Ceramic materials are well known for their unique combination of properties such as high hardness and strength, corrosion and erosion resistance, and excellent high temperature properties. However, due to their low fracture toughness, their use to date has been limited to cases where fracture toughness is not the requirement.
The strive to increase fracture toughness has led to the development of various methods for toughening of ceramics. The most widely used method of toughening involves impregnating the matrix with fibres and sintering at high temperature to eliminate porosity. There are two major problems associated with this method. First the strong ceramic fibres used for reinforcement are relatively very expensive and their handling requires extreme care. Second, incorporation of fibres into ceramic matrix is relatively very complicated, making the entire process commercially uncompetitive, particularly for mass production.
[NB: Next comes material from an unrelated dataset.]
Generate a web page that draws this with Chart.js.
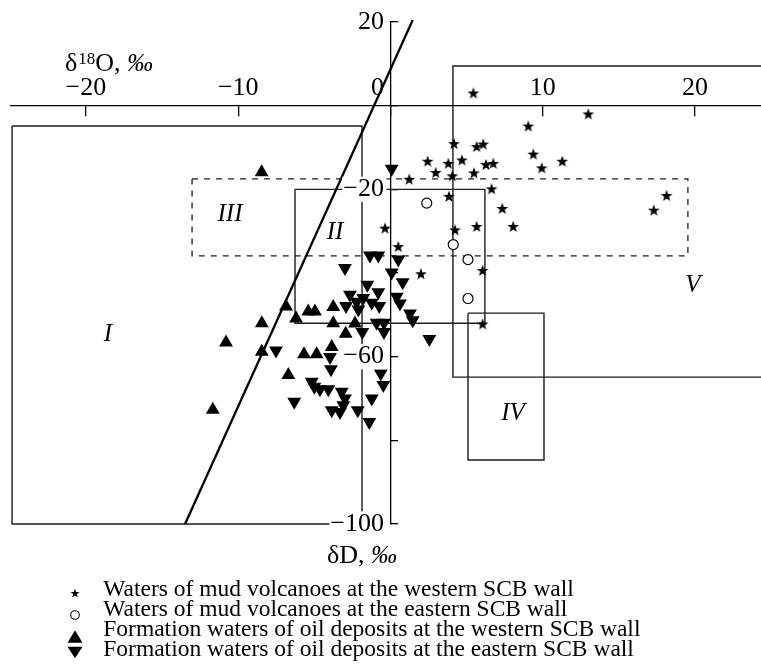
<!DOCTYPE html>
<html>
<head>
<meta charset="utf-8">
<style>
html,body{margin:0;padding:0;background:#fff;}
#c{display:block;}
</style>
</head>
<body>
<canvas id="c" width="761" height="664"></canvas>
<script src="https://cdn.jsdelivr.net/npm/chart.js@4/dist/chart.umd.min.js"></script>
<script>
// ---------------- data ----------------
const seriesNames = [
  'Waters of mud volcanoes at the western SCB wall',
  'Waters of mud volcanoes at the eastern SCB wall',
  'Formation waters of oil deposits at the western SCB wall',
  'Formation waters of oil deposits at the eastern SCB wall'
];
// [δ18O, δD]
const mudWest = [[5.44,2.9],[12.99,-2.1],[9.05,-5.0],[4.17,-9.2],[5.66,-9.9],[6.09,-9.3],[2.44,-13.4],[3.80,-13.9],
  [4.69,-13.1],[2.97,-16.1],[4.06,-16.9],[5.48,-16.2],[6.27,-14.2],[6.75,-13.9],[9.38,-11.7],[9.93,-15.0],[11.28,-13.4],
  [1.23,-17.7],[6.64,-20.0],[3.84,-21.8],[18.13,-21.6],[17.29,-25.1],[7.34,-24.7],[5.66,-29.0],[8.06,-29.0],[4.24,-29.8],
  [-0.36,-29.4],[0.51,-33.8],[2.0,-40.3],[6.05,-39.5],[6.05,-52.3]];
const mudEast = [[2.38,-23.3],[4.12,-33.2],[5.09,-36.8],[5.09,-46.1]];
const oilWest = [[-8.46,-15.9],[-11.67,-72.7],[-6.86,-48.0],[-8.45,-52.0],[-10.80,-56.6],[-8.45,-58.8],[-6.20,-50.9],
  [-5.40,-49.2],[-4.96,-49.2],[-3.76,-48.1],[-3.76,-52.0],[-2.33,-52.1],[-2.94,-54.5],[-5.68,-59.4],[-4.85,-59.4],
  [-3.86,-57.7],[-6.71,-64.4]];
const oilEast = [[0.08,-15.1],[-1.35,-35.8],[-0.80,-35.8],[0.51,-36.8],[-2.99,-38.8],[0.08,-39.9],[0.80,-42.2],[-1.52,-42.8],
  [-0.80,-44.6],[-2.66,-45.2],[0.41,-45.7],[-1.79,-46.0],[-2.22,-46.9],[-1.23,-47.1],[-2.92,-47.9],[-2.11,-48.7],
  [-0.74,-47.9],[0.62,-47.3],[1.28,-49.7],[1.46,-51.3],[-0.91,-51.9],[-0.43,-51.9],[-0.43,-54.1],[-1.85,-54.1],
  [2.55,-55.8],[-7.52,-58.5],[-3.97,-60.1],[-3.91,-63.0],[-0.64,-64.0],[-0.47,-66.8],[-5.17,-66.0],[-5.00,-67.2],
  [-4.63,-67.8],[-4.08,-67.8],[-3.20,-68.4],[-2.99,-70.0],[-3.10,-71.6],[-1.23,-70.0],[-6.32,-70.8],[-3.86,-72.8],
  [-3.32,-73.2],[-2.15,-72.8],[-1.39,-75.6]];

// meteoric water line and field outlines (δ18O, δD)
const gmwl = [[-13.49,-100],[1.46,20.5]];
const fieldI = [[-24.85,-4.86],[-1.87,-4.86],[-1.87,-100],[-24.85,-100],[-24.85,-4.86]];
const fieldII = [[-6.27,-20],[6.2,-20],[6.2,-52],[-6.27,-52],[-6.27,-20]];
const fieldIII = [[-13.03,-17.5],[19.53,-17.5],[19.53,-35.9],[-13.03,-35.9],[-13.03,-17.5]];
const fieldIV = [[5.09,-49.6],[10.08,-49.6],[10.08,-84.7],[5.09,-84.7],[5.09,-49.6]];
const fieldV = [[26,9.5],[4.1,9.5],[4.1,-64.9],[26,-64.9]];
const fieldNames = ['I','II','III','IV','V'];
const fieldNameAt = [[-18.55,-54.8],[-3.64,-30.2],[-10.54,-26.1],[8.04,-73.5],[19.86,-42.9]];

// axes
const xTicks = [-20,-10,0,10,20];
const yTicks = [20,0,-20,-40,-60,-80,-100];
const yLabelled = [20,-20,-60,-100];
const xRange = [-24.92, 24.33];
const yRange = [-100, 20];
const xTitle = ['δ', '18', 'O, ', '‰'];
const yTitle = ['δD, ', '‰'];

// ---------------- drawing ----------------
const SERIF = '"Liberation Serif", "Times New Roman", serif';
const toPts = arr => arr.map(p => ({x: p[0], y: p[1]}));
const fmt = v => (v < 0 ? '\u2212' + Math.abs(v) : String(v));

function icon(w, h, dx, dy, draw) {
  const c = document.createElement('canvas');
  c.width = w; c.height = h;
  const g = c.getContext('2d');
  g.fillStyle = '#000'; g.strokeStyle = '#000';
  draw(g, w / 2 + dx, h / 2 + dy);
  return c;
}
function star(g, cx, cy, R, r) {
  g.beginPath();
  for (let i = 0; i < 10; i++) {
    const a = -Math.PI / 2 + i * Math.PI / 5;
    const rad = i % 2 ? r : R;
    g.lineTo(cx + rad * Math.cos(a), cy + rad * Math.sin(a));
  }
  g.closePath(); g.fill();
}
function tri(g, cx, cy, w, h, up) {
  g.beginPath();
  if (up) { g.moveTo(cx, cy - h / 2); g.lineTo(cx + w / 2, cy + h / 2); g.lineTo(cx - w / 2, cy + h / 2); }
  else { g.moveTo(cx, cy + h / 2); g.lineTo(cx + w / 2, cy - h / 2); g.lineTo(cx - w / 2, cy - h / 2); }
  g.closePath(); g.fill();
}
const starMark = icon(14, 14, 0, 0, (g, x, y) => star(g, x, y, 6.2, 2.5));
const legendIcons = [
  icon(71, 30, 25.5, 3.5, (g, x, y) => star(g, x, y, 4.8, 1.9)),
  icon(71, 30, 25.5, 5, (g, x, y) => { g.lineWidth = 1.1; g.beginPath(); g.arc(x, y, 4.3, 0, Math.PI * 2); g.stroke(); }),
  icon(71, 30, 25.5, 6.5, (g, x, y) => tri(g, x, y, 15, 12.5, true)),
  icon(71, 30, 25.5, 2.5, (g, x, y) => tri(g, x, y, 15, 11.5, false))
];

const lineDs = (pts, opts) => Object.assign({
  data: toPts(pts), showLine: true, pointRadius: 0, borderColor: '#1c1c1c', borderWidth: 1.4,
  fill: false, clip: false, tension: 0
}, opts);

const annot = {
  id: 'annot',
  afterDatasetsDraw(chart) {
    const {ctx, scales: {x, y}} = chart;
    ctx.save();
    ctx.fillStyle = '#000';
    ctx.textBaseline = 'middle';
    ctx.textAlign = 'center';
    ctx.font = 'italic 25px ' + SERIF;
    fieldNames.forEach((t, i) => ctx.fillText(t, x.getPixelForValue(fieldNameAt[i][0]), y.getPixelForValue(fieldNameAt[i][1])));
    ctx.restore();
  },
  afterDraw(chart) {
    const {ctx, scales: {x, y}} = chart;
    ctx.save();
    ctx.fillStyle = '#000';
    ctx.textBaseline = 'alphabetic';
    ctx.textAlign = 'left';
    // δ18O axis title (above the horizontal axis, at the left)
    let px = x.getPixelForValue(-21.37);
    const base = y.getPixelForValue(0) - 35;
    ctx.font = '26px ' + SERIF; ctx.fillText(xTitle[0], px, base); px += ctx.measureText(xTitle[0]).width + 1;
    ctx.font = '17px ' + SERIF; ctx.fillText(xTitle[1], px, base - 7); px += ctx.measureText(xTitle[1]).width;
    ctx.font = '26px ' + SERIF; ctx.fillText(xTitle[2], px, base); px += ctx.measureText(xTitle[2]).width;
    ctx.font = 'italic 26px ' + SERIF; ctx.fillText(xTitle[3], px, base);
    // δD axis title (below the vertical axis)
    px = x.getPixelForValue(-4.17);
    const base2 = chart.chartArea.bottom + 39;
    ctx.font = '26px ' + SERIF; ctx.fillText(yTitle[0], px, base2); px += ctx.measureText(yTitle[0]).width;
    ctx.font = 'italic 26px ' + SERIF; ctx.fillText(yTitle[1], px, base2);
    ctx.restore();
  }
};

new Chart(document.getElementById('c'), {
  type: 'scatter',
  data: {
    datasets: [
      {label: seriesNames[0], data: toPts(mudWest), pointStyle: starMark, pointRadius: 6, backgroundColor: '#000', borderColor: '#000'},
      {label: seriesNames[1], data: toPts(mudEast), pointStyle: 'circle', pointRadius: 5, backgroundColor: '#fff', borderColor: '#000', borderWidth: 1.2},
      {label: seriesNames[2], data: toPts(oilWest), pointStyle: 'triangle', pointRadius: 8, backgroundColor: '#000', borderColor: '#000', borderWidth: 0},
      {label: seriesNames[3], data: toPts(oilEast), pointStyle: 'triangle', pointRotation: 180, pointRadius: 8, backgroundColor: '#000', borderColor: '#000', borderWidth: 0},
      lineDs(gmwl, {label: 'GMWL', borderColor: '#000', borderWidth: 2.3}),
      lineDs(fieldI, {label: 'I'}),
      lineDs(fieldII, {label: 'II'}),
      lineDs(fieldIII, {label: 'III', borderDash: [6, 6], borderWidth: 1.3}),
      lineDs(fieldIV, {label: 'IV'}),
      lineDs(fieldV, {label: 'V'})
    ]
  },
  options: {
    responsive: false,
    animation: false,
    devicePixelRatio: 1,
    events: [],
    layout: {autoPadding: false, padding: {top: 22, left: 11, right: 0, bottom: 0}},
    scales: {
      x: {
        type: 'linear', min: xRange[0], max: xRange[1], position: {y: 0},
        afterBuildTicks: s => { s.ticks = xTicks.map(v => ({value: v})); },
        ticks: {
          autoSkip: false, maxRotation: 0, color: '#000', padding: -43,
          font: {family: SERIF, size: 26},
          callback: v => (v === 0 ? '0    ' : fmt(v))
        },
        grid: {drawOnChartArea: false, drawTicks: true, tickLength: 10, color: '#000', lineWidth: 1.3},
        border: {display: true, color: '#000', width: 1.3}
      },
      y: {
        type: 'linear', min: yRange[0], max: yRange[1], position: {x: 0},
        afterBuildTicks: s => { s.ticks = yTicks.map(v => ({value: v})); },
        ticks: {
          z: 1, autoSkip: false, color: '#000', padding: 0,
          font: {family: SERIF, size: 26},
          callback: v => (yLabelled.includes(v) ? fmt(v) + ' ' : ''),
          showLabelBackdrop: c => yLabelled.includes(c.tick && c.tick.value),
          backdropColor: '#fff',
          backdropPadding: {top: -3, bottom: -3, left: 1, right: -4}
        },
        grid: {drawOnChartArea: false, drawTicks: true, tickLength: -8, color: '#000', lineWidth: 1.3},
        border: {display: true, color: '#000', width: 1.3}
      }
    },
    plugins: {
      tooltip: {enabled: false},
      title: {display: false},
      legend: {
        display: true, position: 'bottom', align: 'start', maxHeight: 140,
        title: {display: true, text: ' ', font: {size: 10}, padding: {top: 0, bottom: 45.75}},
        labels: {
          usePointStyle: true, pointStyleWidth: 84, padding: -3.5, color: '#000',
          font: {family: SERIF, size: 23.5},
          filter: item => item.datasetIndex < 4,
          generateLabels: chart => Chart.defaults.plugins.legend.labels.generateLabels(chart).map(it => {
            if (it.datasetIndex < 4) { it.pointStyle = legendIcons[it.datasetIndex]; it.rotation = 0; }
            return it;
          })
        }
      }
    }
  },
  plugins: [annot]
});
</script>
</body>
</html>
Another method of toughening ceramics [Nature Vol.347, p.455 (1990), Proceedings of the 4th International Conference on Fibre Reinforced Composites, Edited by G. Gibson, Institute of Mechanical Engineering, pp.179, Liverpool, (1990)] involves creation of weak interfaces capable of deflecting the crack and thus changing the mode of fracture from Mode I to Mode II. The method consists of mixing the ceramic powder with 30 to 40% by volume of aqueous polymer solution, rolling the mix into thin laminae and subsequent pressureless sintering to achieve densification. The layer structure is produced by compacting together, in a green state, thin sheets of ceramics separated by thin graphite layers. The ceramic bodies produced with this method exhibit fracture toughness in excess of 17 MPa.m.sup.1/2. There are two major problems associated with this technique. First, the polymeric substance used in this process is difficult to mix with ceramic powder and thus requires special mixing equipment. Second, in order to avoid cracking of the green bodies, the removal of the polymeric binder is a very slow process, requiring long thermal cycles, normally days or even weeks.
It would be an improvement in the art if high toughness ceramic laminated structures can be produce without the use of polymeric component and employing simpler processing techniques such as slip casting.